Downloading:   0%|          | 0.00/1.29k [00:00<?, ?B/s]

Downloading:   0%|          | 0.00/2.75G [00:00<?, ?B/s]

Downloading:   0%|          | 0.00/1.81k [00:00<?, ?B/s]

Downloading:   0%|          | 0.00/773k [00:00<?, ?B/s]

Downloading:   0%|          | 0.00/1.74k [00:00<?, ?B/s]

device  cpu


In [6]:
# Copy writing example - Use a given word in paraphrasing
context = "Supercharge your data science skills by building real world projects."
force_words = ["improve"]

text = "paraphrase: "+context + " </s>"
input_ids = tokenizer(text,max_length =128, padding=True, return_tensors="pt").input_ids
input_ids = input_ids.to(device)

# Beam search
outputs = model.generate(
    input_ids,
    num_beams=10,
    num_return_sequences=3,
    max_length=128,
    early_stopping=True,
    no_repeat_ngram_size=1,
    remove_invalid_values=True,
)
print ("\nNormal beam search\n")
print ("Original: ",context)
for beam_output in outputs:
    sent = tokenizer.decode(beam_output, skip_special_tokens=True,clean_up_tokenization_spaces=True)
    print (sent)




Normal beam search

Original:  Supercharge your data science skills by building real world projects.
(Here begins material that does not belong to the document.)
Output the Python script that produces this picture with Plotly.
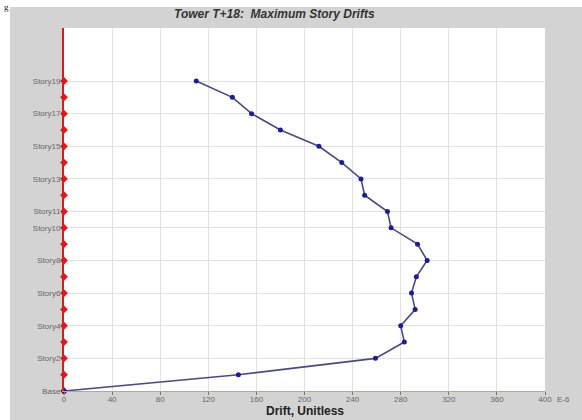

2022-05-01 11:24:25.192802: I tensorflow/stream_executor/platform/default/dso_loader.cc:49] Successfully opened dynamic library libcudart.10.1.dylib


paraphrasedoutput: By implementing real world projects, you can improve your data science skills.
paraphrasedoutput: By implementing real world projects, you can boost your data science skills.
paraphrasedoutput: By implementing real world projects, you can enhance your data science skills.


In [7]:
# Constrained Beam search
force_words_ids = tokenizer(force_words, add_special_tokens=False).input_ids
outputs = model.generate(
    input_ids,
    force_words_ids=force_words_ids,
    max_length=128,
    early_stopping=True,
    num_beams=10,
    num_return_sequences=3,
    no_repeat_ngram_size=1,
    remove_invalid_values=True,
)
print ("\nConstrained beam search\n")
print ("Original: ",context)
for beam_output in outputs:
    sent = tokenizer.decode(beam_output, skip_special_tokens=True,clean_up_tokenization_spaces=True)
    print (sent)


Constrained beam search

Original:  Supercharge your data science skills by building real world projects.
paraphrasedoutput: By implementing real world projects, you can improve your data science skills.
paraphrasedoutput: By executing real world projects, you can improve your data science skills.
paraphrasedoutput: Build real world projects to improve your data science skills.